• Aim of the exercise:
Copy every line of the data in which the word "this" occurs.
— Start Information supplied —
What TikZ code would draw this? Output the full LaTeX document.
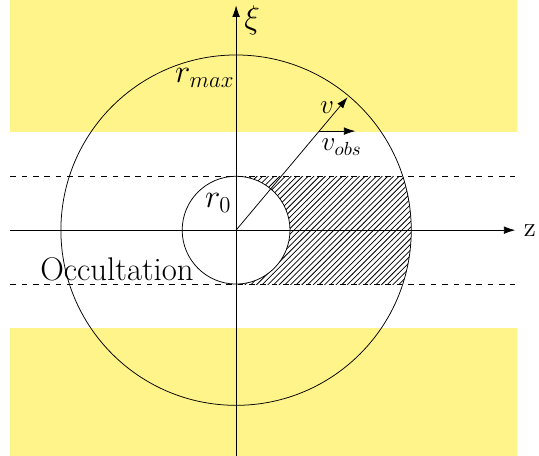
\documentclass[tikz,border=0pt]{standalone}
\usepackage{tikz}
\usetikzlibrary{
    arrows.meta,
    patterns,
    calc
}
\definecolor{bandyellow}{RGB}{255,244,138}

\begin{document}
\begin{tikzpicture}[
    band/.style={fill=bandyellow, draw=none},
    axis/.style={-{Latex[length=6pt,width=4pt]}},
    arrow/.style={-{Latex[length=6pt,width=4pt]}},
    limit/.style={dashed},
    hatch/.style={pattern=north east lines},
    biglabel/.style={font=\fontsize{17.3}{20}\selectfont},
    smalllabel/.style={font=\fontsize{14.5}{17}\selectfont}
]

% Define sizes
\pgfmathsetmacro{\rz}{1}
\pgfmathsetmacro{\rmax}{3.25}

\useasboundingbox (-4.38,-4.19) rectangle (5.62,4.27);

% ============================== BANDS ==============================
\fill[band] (-4.19,1.82) rectangle (5.21,4.27);
\fill[band] (-4.19,-1.82) rectangle (5.21,-4.19);

% ============================== HATCHED REGION ==============================
\begin{scope}
    \clip (0,0) circle (\rmax);
    \fill[hatch] (0,-\rz) rectangle (\rmax,\rz);
\end{scope}
\fill[white] (0,0) circle (\rz);

% ============================== CIRCLES ==============================
\coordinate (O) at (0,0);
\draw (O) circle (\rz);
\draw (O) circle (\rmax);

% Occultation limits
\coordinate (lim_up_w) at (-4.19,\rz);
\coordinate (lim_up_e) at (5.18,\rz);
\coordinate (lim_lo_w) at (-4.19,-\rz);
\coordinate (lim_lo_e) at (5.18,-\rz);
\draw[limit] (lim_up_w) -- (lim_up_e);
\draw[limit] (lim_lo_w) -- (lim_lo_e);

% ============================== AXES ==============================
\coordinate (z_start) at (-4.19,0);
\coordinate (z_end) at (5.18,0);
\coordinate (xi_start) at (0,-4.19);
\coordinate (xi_end) at (0,4.17);
\draw[axis] (z_start) -- (z_end);
\draw[axis] (xi_start) -- (xi_end);
\node[smalllabel] (z_label) at (5.45,0) {z};
\node[biglabel] (xi_label) at (0.3,3.9) {$\xi$};

% Radii
\node[biglabel] (r0_label) at (-0.33,0.5) {$r_0$};
\node[biglabel] (rmax_label) at (-0.58,2.82) {$r_{max}$};

% ============================== VELOCITIES ==============================
\coordinate (v_tip) at (50:3.22);
\draw[arrow] (O) -- (v_tip);
\node[smalllabel] (v_label) at (1.69,2.27) {$v$};
\coordinate (vobs_start) at ($(O)!0.745!(v_tip)$);
\draw[arrow] (vobs_start) -- ++(0.67,0) coordinate (vobs_tip);
\node[smalllabel] (vobs_label) at (1.96,1.54) {$v_{obs}$};

\node[biglabel] (occ_label) at (-2.21,-0.72) {Occultation};

\end{tikzpicture}
\end{document}
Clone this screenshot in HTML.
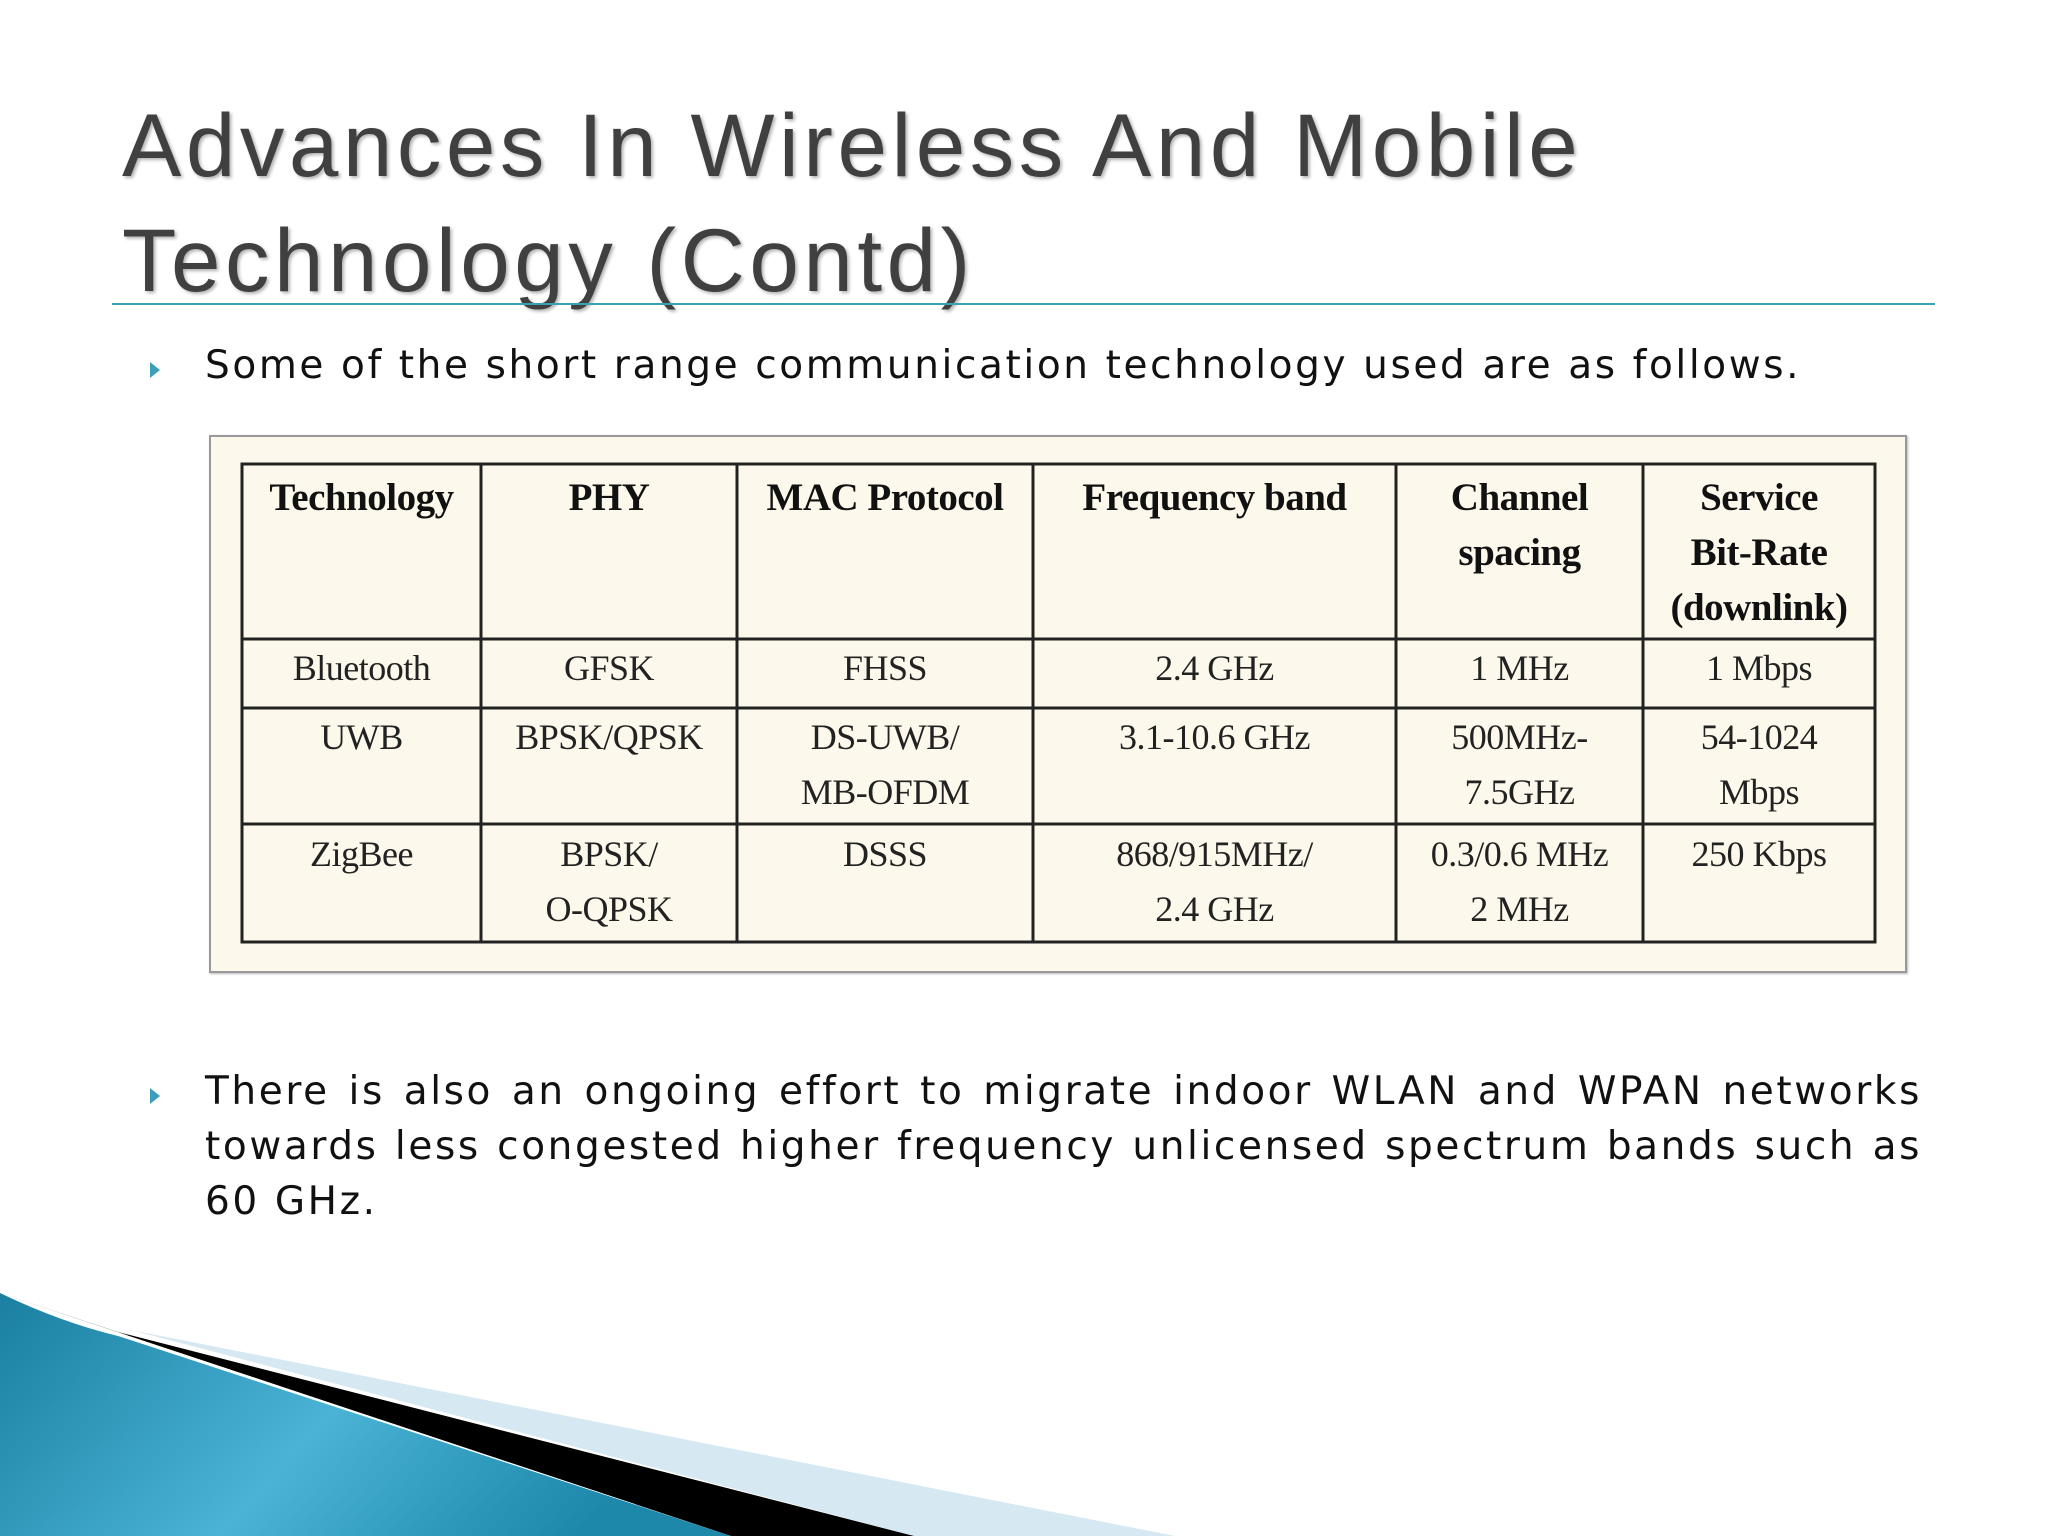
<!DOCTYPE html>
<html><head><meta charset="utf-8">
<style>
html,body{margin:0;padding:0;}
body{width:2048px;height:1536px;background:#fff;position:relative;overflow:hidden;font-family:"DejaVu Sans","Liberation Sans",sans-serif;}
.t{position:absolute;font-family:"Liberation Sans",sans-serif;font-size:89px;letter-spacing:4.5px;color:#404040;text-shadow:2px 2px 3px rgba(0,0,0,0.3);white-space:nowrap;line-height:1;}
.b{position:absolute;font-size:39px;letter-spacing:2.6px;color:#111;line-height:55px;}
.tri{position:absolute;width:0;height:0;border-top:8px solid transparent;border-bottom:8px solid transparent;border-left:10px solid #3aa0b8;}
.c{position:absolute;font-family:"Liberation Serif",serif;text-align:center;color:#222;line-height:55px;font-size:36px;letter-spacing:-0.5px;}
.h{font-weight:bold;font-size:39px;color:#111;}
</style></head><body>
<div class="t" style="left:122px;top:101px;">Advances In Wireless And Mobile</div>
<div class="t" style="left:122px;top:216px;">Technology (Contd)</div>
<div style="position:absolute;left:112px;top:303px;width:1823px;height:2px;background:#3aa0b8;"></div>

<div class="tri" style="left:150px;top:362px;"></div>
<div class="b" style="left:205px;top:338px;white-space:nowrap;">Some of the short range communication technology used are as follows.</div>

<div style="position:absolute;left:209px;top:435px;width:1694px;height:534px;background:#fcf9ec;border:2px solid #999;box-shadow:1px 1px 2px #bbb;"></div>
<svg style="position:absolute;left:0;top:0" width="2048" height="1536">
<g stroke="#222" stroke-width="3" fill="none">
<rect x="242" y="464" width="1633" height="478"/>
<line x1="481" y1="464" x2="481" y2="942"/><line x1="737" y1="464" x2="737" y2="942"/>
<line x1="1033" y1="464" x2="1033" y2="942"/><line x1="1396" y1="464" x2="1396" y2="942"/>
<line x1="1643" y1="464" x2="1643" y2="942"/>
<line x1="242" y1="639" x2="1875" y2="639"/><line x1="242" y1="708" x2="1875" y2="708"/>
<line x1="242" y1="824" x2="1875" y2="824"/>
</g></svg>

<div class="c h" style="left:242px;width:239px;top:470px;">Technology</div>
<div class="c h" style="left:481px;width:256px;top:470px;">PHY</div>
<div class="c h" style="left:737px;width:296px;top:470px;">MAC Protocol</div>
<div class="c h" style="left:1033px;width:363px;top:470px;">Frequency band</div>
<div class="c h" style="left:1396px;width:247px;top:470px;">Channel<br>spacing</div>
<div class="c h" style="left:1643px;width:232px;top:470px;">Service<br>Bit-Rate<br>(downlink)</div>

<div class="c" style="left:242px;width:239px;top:641px;">Bluetooth</div>
<div class="c" style="left:481px;width:256px;top:641px;">GFSK</div>
<div class="c" style="left:737px;width:296px;top:641px;">FHSS</div>
<div class="c" style="left:1033px;width:363px;top:641px;">2.4 GHz</div>
<div class="c" style="left:1396px;width:247px;top:641px;">1 MHz</div>
<div class="c" style="left:1643px;width:232px;top:641px;">1 Mbps</div>

<div class="c" style="left:242px;width:239px;top:710px;">UWB</div>
<div class="c" style="left:481px;width:256px;top:710px;">BPSK/QPSK</div>
<div class="c" style="left:737px;width:296px;top:710px;">DS-UWB/<br>MB-OFDM</div>
<div class="c" style="left:1033px;width:363px;top:710px;">3.1-10.6 GHz</div>
<div class="c" style="left:1396px;width:247px;top:710px;">500MHz-<br>7.5GHz</div>
<div class="c" style="left:1643px;width:232px;top:710px;">54-1024<br>Mbps</div>

<div class="c" style="left:242px;width:239px;top:827px;">ZigBee</div>
<div class="c" style="left:481px;width:256px;top:827px;">BPSK/<br>O-QPSK</div>
<div class="c" style="left:737px;width:296px;top:827px;">DSSS</div>
<div class="c" style="left:1033px;width:363px;top:827px;">868/915MHz/<br>2.4 GHz</div>
<div class="c" style="left:1396px;width:247px;top:827px;">0.3/0.6 MHz<br>2 MHz</div>
<div class="c" style="left:1643px;width:232px;top:827px;">250 Kbps</div>

<div class="tri" style="left:150px;top:1088px;"></div>
<div class="b" style="left:205px;top:1064px;width:1717px;text-align:justify;">There is also an ongoing effort to migrate indoor WLAN and WPAN networks towards less congested higher frequency unlicensed spectrum bands such as 60 GHz.</div>

<svg style="position:absolute;left:0;top:0" width="2048" height="1536">
<defs><linearGradient id="g" x1="0" y1="0" x2="1" y2="0.3">
<stop offset="0" stop-color="#1a7fa0"/><stop offset="0.55" stop-color="#4ab3d6"/><stop offset="1" stop-color="#1d88aa"/></linearGradient></defs>
<polygon points="131,1330 1175,1536 914,1536" fill="#d6e9f2"/>
<polygon points="0,1293 118,1332 914,1536 731,1536" fill="#000"/>
<path d="M0,1293 Q60,1322 118,1336 L731,1536 L0,1536 Z" fill="url(#g)"/>
</svg>
</body></html>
— End Information supplied —
• The solution:
What TikZ code would draw this? Output the full LaTeX document.
Clone this screenshot in HTML.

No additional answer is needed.